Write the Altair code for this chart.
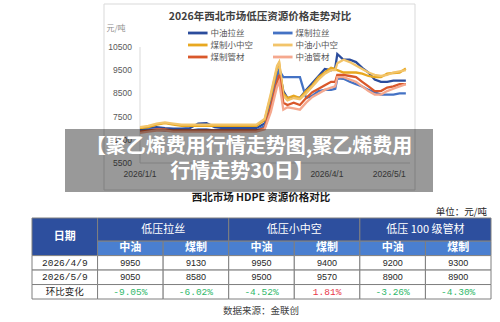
import altair as alt
import pandas as pd

# ---------------- data ----------------
dates = ["2026-01-01", "2026-01-05", "2026-01-09", "2026-01-13", "2026-01-17", "2026-01-21",
         "2026-01-25", "2026-01-29", "2026-02-02", "2026-02-06", "2026-02-10", "2026-02-14",
         "2026-02-18", "2026-02-22", "2026-02-26", "2026-03-02", "2026-03-05", "2026-03-08",
         "2026-03-09", "2026-03-11", "2026-03-13", "2026-03-16", "2026-03-19", "2026-03-22",
         "2026-03-25", "2026-03-28", "2026-03-31", "2026-04-03", "2026-04-05", "2026-04-06",
         "2026-04-09", "2026-04-12", "2026-04-15", "2026-04-18", "2026-04-21", "2026-04-24",
         "2026-04-27", "2026-04-30", "2026-05-03", "2026-05-06", "2026-05-09"]

zy_lasi = [6950, 7000, 7050, 7000, 6980, 6980, 7000, 7200, 7220, 7050, 7000, 7000, 7000, 7000, 7000,
           7200, 8200, 9300, 9500, 8600, 8300, 8350, 8300, 8650, 8950, 9250, 9550, 9500, 9600, 10200,
           9950, 9950, 9850, 9600, 9400, 9100, 9000, 9000, 9050, 9050, 9050]
mz_lasi = [6900, 6950, 6950, 6900, 6900, 6900, 6900, 6950, 6950, 6900, 6900, 6900, 6900, 6900, 6900,
           7100, 8000, 9300, 9500, 9200, 9200, 9200, 9200, 8300, 8400, 8600, 8650, 8650, 8700, 9150,
           9130, 9000, 8900, 8800, 8650, 8550, 8450, 8450, 8450, 8500, 8500]
mz_xzk = [7000, 7050, 7150, 7220, 7150, 7100, 7100, 7100, 7100, 7100, 7100, 7100, 7100, 7100, 7100,
          7350, 8400, 9600, 9800, 8500, 8300, 8400, 8300, 8600, 8850, 9200, 9400, 9600, 9550, 9500,
          9400, 9400, 9400, 9350, 9250, 9200, 9200, 9350, 9380, 9400, 9570]
zy_xzk = [7050, 7100, 7200, 7250, 7200, 7150, 7150, 7150, 7150, 7150, 7150, 7150, 7150, 7150, 7150,
          7400, 8500, 9700, 9850, 8400, 8200, 8300, 8250, 8500, 8800, 9100, 9350, 9500, 9500, 9800,
          9950, 9850, 9700, 9550, 9400, 9300, 9250, 9300, 9400, 9450, 9500]
mz_gc = [6850, 6900, 6950, 6950, 6900, 6900, 6900, 6900, 6900, 6900, 6900, 6900, 6900, 6900, 6900,
         7000, 7900, 9000, 9300, 8100, 8000, 8100, 8000, 8300, 8550, 8700, 8850, 9000, 9000, 9300,
         9300, 9250, 9200, 9000, 8800, 8600, 8600, 8750, 8800, 8900, 8900]
zy_gc = [6800, 6850, 6900, 6900, 6850, 6850, 6850, 6850, 6850, 6850, 6850, 6850, 6850, 6850, 6850,
         6950, 7700, 8800, 9000, 7800, 7900, 7850, 7800, 8100, 8350, 8500, 8650, 8750, 8800, 9200,
         9200, 9100, 9000, 8800, 8600, 8450, 8450, 8600, 8700, 8800, 8900]

series_names = ["中油拉丝", "煤制拉丝", "煤制小中空", "中油小中空", "煤制管材", "中油管材"]
series_values = [zy_lasi, mz_lasi, mz_xzk, zy_xzk, mz_gc, zy_gc]
series_colors = ["#2b4c9c", "#4472c4", "#e8a820", "#f2c46a", "#d9582b", "#f5a88e"]

chart_title = "2026年西北市场低压资源价格走势对比"
unit_label = "元/吨"
y_ticks = [5500, 6500, 7500, 8500, 9500, 10500]
x_ticks = ["2026-01-01", "2026-04-01", "2026-05-01"]
x_tick_labels = ["2026/1/1", "2026/4/1", "2026/5/1"]

banner_lines = ["【聚乙烯费用行情走势图,聚乙烯费用", "行情走势30日】"]

table_title = "西北市场 HDPE 资源价格对比"
table_unit = "单位：元/吨"
table_source = "数据来源：金联创"
date_head = "日期"
groups = ["低压拉丝", "低压小中空", "低压 100 级管材"]
subheads = ["中油", "煤制"]
row_labels = ["2026/4/9", "2026/5/9", "环比变化"]
prices_apr = [9950, 9130, 9950, 9400, 9200, 9300]
prices_may = [9050, 8580, 9500, 9570, 8900, 8900]
changes = ["-9.05%", "-6.02%", "-4.52%", "1.81%", "-3.26%", "-4.30%"]

# ---------------- styling ----------------
FONT = "Noto Sans CJK SC"
MONO = "Liberation Mono, Noto Sans CJK SC"
SANS = "Liberation Sans, Noto Sans CJK SC"
DARK_BLUE = "#2d4f9e"
LIGHT_BLUE = "#4a7fd0"
GREEN = "#2fb86a"
RED = "#e8374b"

# ---------------- line chart ----------------
day0 = pd.Timestamp("2026-01-01")
days = [(pd.Timestamp(d) - day0).days for d in dates]
rows = []
for name, vals in zip(series_names, series_values):
    for d, v in zip(days, vals):
        rows.append({"day": d, "value": v, "series": name})
line_df = pd.DataFrame(rows)

XS = alt.Scale(domain=[0, 130], range=[140, 410], zero=False, nice=False)
YS = alt.Scale(domain=[5500, 10500], range=[163, 47], zero=False, nice=False)
CS = alt.Scale(domain=series_names, range=series_colors)

one = pd.DataFrame({"k": [0]})

frame = alt.Chart(one).mark_rect(fillOpacity=0, stroke="#d9d9d9", strokeWidth=1).encode(
    x=alt.value(104), x2=alt.value(415), y=alt.value(4), y2=alt.value(190))

title = alt.Chart(pd.DataFrame({"t": [chart_title]})).mark_text(
    font=FONT, fontSize=10.5, fontWeight="bold", color="#404040", baseline="middle").encode(
    x=alt.value(260), y=alt.value(17), text="t:N")

unit = alt.Chart(pd.DataFrame({"t": [unit_label]})).mark_text(
    font=FONT, fontSize=8, color="#8c8c8c", baseline="middle").encode(
    x=alt.value(116), y=alt.value(29), text="t:N")

axis_df = pd.DataFrame({"d0": [0], "d1": [130], "v0": [5500], "v1": [10500]})
yaxis = alt.Chart(axis_df).mark_rule(color="#d9d9d9", strokeWidth=1).encode(
    x=alt.X("d0:Q", scale=XS, axis=None),
    y=alt.Y("v0:Q", scale=YS, axis=None), y2="v1:Q")
xaxis = alt.Chart(axis_df).mark_rule(color="#d9d9d9", strokeWidth=1).encode(
    x=alt.X("d0:Q", scale=XS, axis=None), x2="d1:Q",
    y=alt.Y("v0:Q", scale=YS, axis=None))

ytick_df = pd.DataFrame({"v": y_ticks, "day": [0] * len(y_ticks)})
ylabels = alt.Chart(ytick_df).mark_text(
    align="right", baseline="middle", dx=-8, font=SANS, fontSize=8.5, color="#595959").encode(
    x=alt.X("day:Q", scale=XS, axis=None),
    y=alt.Y("v:Q", scale=YS, axis=None),
    text=alt.Text("v:Q", format="d"))

xtick_df = pd.DataFrame({"day": [(pd.Timestamp(d) - day0).days for d in x_ticks],
                         "lab": x_tick_labels, "v": [5500] * len(x_ticks)})
xlabels = alt.Chart(xtick_df).mark_text(
    align="center", baseline="middle", dy=11, font=SANS, fontSize=8.5, color="#595959").encode(
    x=alt.X("day:Q", scale=XS, axis=None),
    y=alt.Y("v:Q", scale=YS, axis=None),
    text="lab:N")

lines = alt.Chart(line_df).mark_line(strokeWidth=2.3, clip=False).encode(
    x=alt.X("day:Q", scale=XS, axis=None),
    y=alt.Y("value:Q", scale=YS, axis=None),
    color=alt.Color("series:N", scale=CS, legend=None))

# manual legend (2 columns x 3 rows)
leg_df = pd.DataFrame({"series": series_names,
                       "col": [i % 2 for i in range(len(series_names))],
                       "row": [i // 2 for i in range(len(series_names))]})
leg_df["col2"] = leg_df["col"] + 0.23
LXS = alt.Scale(domain=[0, 1], range=[188, 273], zero=False, nice=False)
LYS = alt.Scale(domain=[0, 2], range=[33, 57], zero=False, nice=False)
leg_sym = alt.Chart(leg_df).mark_rule(strokeWidth=2.8).encode(
    x=alt.X("col:Q", scale=LXS, axis=None), x2="col2:Q",
    y=alt.Y("row:Q", scale=LYS, axis=None),
    color=alt.Color("series:N", scale=CS, legend=None))
leg_txt = alt.Chart(leg_df).mark_text(
    align="left", baseline="middle", dx=3, font=FONT, fontSize=8.5, color="#595959").encode(
    x=alt.X("col2:Q", scale=LXS, axis=None),
    y=alt.Y("row:Q", scale=LYS, axis=None),
    text="series:N")

# ---------------- banner ----------------
banner = alt.Chart(one).mark_rect(color="black", opacity=0.4).encode(
    x=alt.value(65), x2=alt.value(433), y=alt.value(129), y2=alt.value(192))
banner_t1 = alt.Chart(pd.DataFrame({"t": [banner_lines[0]]})).mark_text(
    font=FONT, fontSize=20, fontWeight="bold", color="white", baseline="middle").encode(
    x=alt.value(249), y=alt.value(147), text="t:N")
banner_t2 = alt.Chart(pd.DataFrame({"t": [banner_lines[1]]})).mark_text(
    font=FONT, fontSize=20, fontWeight="bold", color="white", baseline="middle").encode(
    x=alt.value(242), y=alt.value(172), text="t:N")

# ---------------- table ----------------
row_edges = [0, 1.6, 2.6, 3.6, 4.6, 5.6]
cells = []
cells.append(dict(c0=0, c1=1, r0=row_edges[0], r1=row_edges[2], fill=DARK_BLUE,
                  text=date_head, tc="white", kind="bold"))
for i, g in enumerate(groups):
    cells.append(dict(c0=1 + 2 * i, c1=3 + 2 * i, r0=row_edges[0], r1=row_edges[1],
                      fill=DARK_BLUE, text=g, tc="white", kind="head"))
for j in range(6):
    cells.append(dict(c0=1 + j, c1=2 + j, r0=row_edges[1], r1=row_edges[2],
                      fill=LIGHT_BLUE, text=subheads[j % 2], tc="white", kind="bold"))
data_rows = [[str(v) for v in prices_apr], [str(v) for v in prices_may], changes]
for r, (lab, vals) in enumerate(zip(row_labels, data_rows)):
    r0, r1 = row_edges[2 + r], row_edges[3 + r]
    cells.append(dict(c0=0, c1=1, r0=r0, r1=r1, fill="white", text=lab,
                      tc="#262626", kind="mono"))
    for j, v in enumerate(vals):
        if r == 2:
            tc = RED if not v.startswith("-") else GREEN
            kind = "mono"
        else:
            tc = "#262626"
            kind = "num"
        cells.append(dict(c0=1 + j, c1=2 + j, r0=r0, r1=r1, fill="white", text=v,
                          tc=tc, kind=kind))
cell_df = pd.DataFrame(cells)
cell_df["cx"] = (cell_df["c0"] + cell_df["c1"]) / 2
cell_df["cy"] = (cell_df["r0"] + cell_df["r1"]) / 2

TXS = alt.Scale(domain=[0, 7], range=[32, 491], zero=False, nice=False)
TYS = alt.Scale(domain=[0, 5.6], range=[218, 299], zero=False, nice=False)

tbl_rect = alt.Chart(cell_df).mark_rect(stroke="#7f7f7f", strokeWidth=1).encode(
    x=alt.X("c0:Q", scale=TXS, axis=None), x2="c1:Q",
    y=alt.Y("r0:Q", scale=TYS, axis=None), y2="r1:Q",
    fill=alt.Fill("fill:N", scale=None))


def tbl_text(kind, font, size, weight="normal"):
    return alt.Chart(cell_df[cell_df["kind"] == kind]).mark_text(
        font=font, fontSize=size, fontWeight=weight, baseline="middle", align="center").encode(
        x=alt.X("cx:Q", scale=TXS, axis=None),
        y=alt.Y("cy:Q", scale=TYS, axis=None),
        text="text:N",
        color=alt.Color("tc:N", scale=None))


t_head = tbl_text("head", FONT, 11)
t_bold = tbl_text("bold", FONT, 11, "bold")
t_mono = tbl_text("mono", MONO, 9.5)
t_num = tbl_text("num", SANS, 9)

tbl_title = alt.Chart(pd.DataFrame({"t": [table_title]})).mark_text(
    font=FONT, fontSize=10.5, fontWeight="bold", color="#1a1a1a", baseline="middle").encode(
    x=alt.value(261), y=alt.value(198), text="t:N")
tbl_unit = alt.Chart(pd.DataFrame({"t": [table_unit]})).mark_text(
    font=FONT, fontSize=9.5, color="#262626", baseline="middle", align="right").encode(
    x=alt.value(487), y=alt.value(212), text="t:N")
tbl_src = alt.Chart(pd.DataFrame({"t": [table_source]})).mark_text(
    font=FONT, fontSize=9.5, color="#404040", baseline="middle").encode(
    x=alt.value(261), y=alt.value(311), text="t:N")

chart = alt.layer(
    frame, title, unit, yaxis, xaxis, ylabels, xlabels, lines, leg_sym, leg_txt,
    banner, banner_t1, banner_t2,
    tbl_title, tbl_unit, tbl_rect, t_head, t_bold, t_mono, t_num, tbl_src
).resolve_scale(
    x="independent", y="independent", color="independent", fill="independent"
).properties(
    width=500, height=322, autosize=alt.AutoSizeParams(type="none"), padding=0,
    background="white"
).configure_view(stroke=None)

chart.save("out.html", embed_options={"renderer": "svg", "actions": False})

========================================================================

YOUR INSTRUCTIONS: Please reproduce the listing exactly from its opening line through the line that contains "import pandas as pd", both included, with all pictures omitted.

ANSWER BELOW:
Write the Altair code for this chart.
import altair as alt
import pandas as pd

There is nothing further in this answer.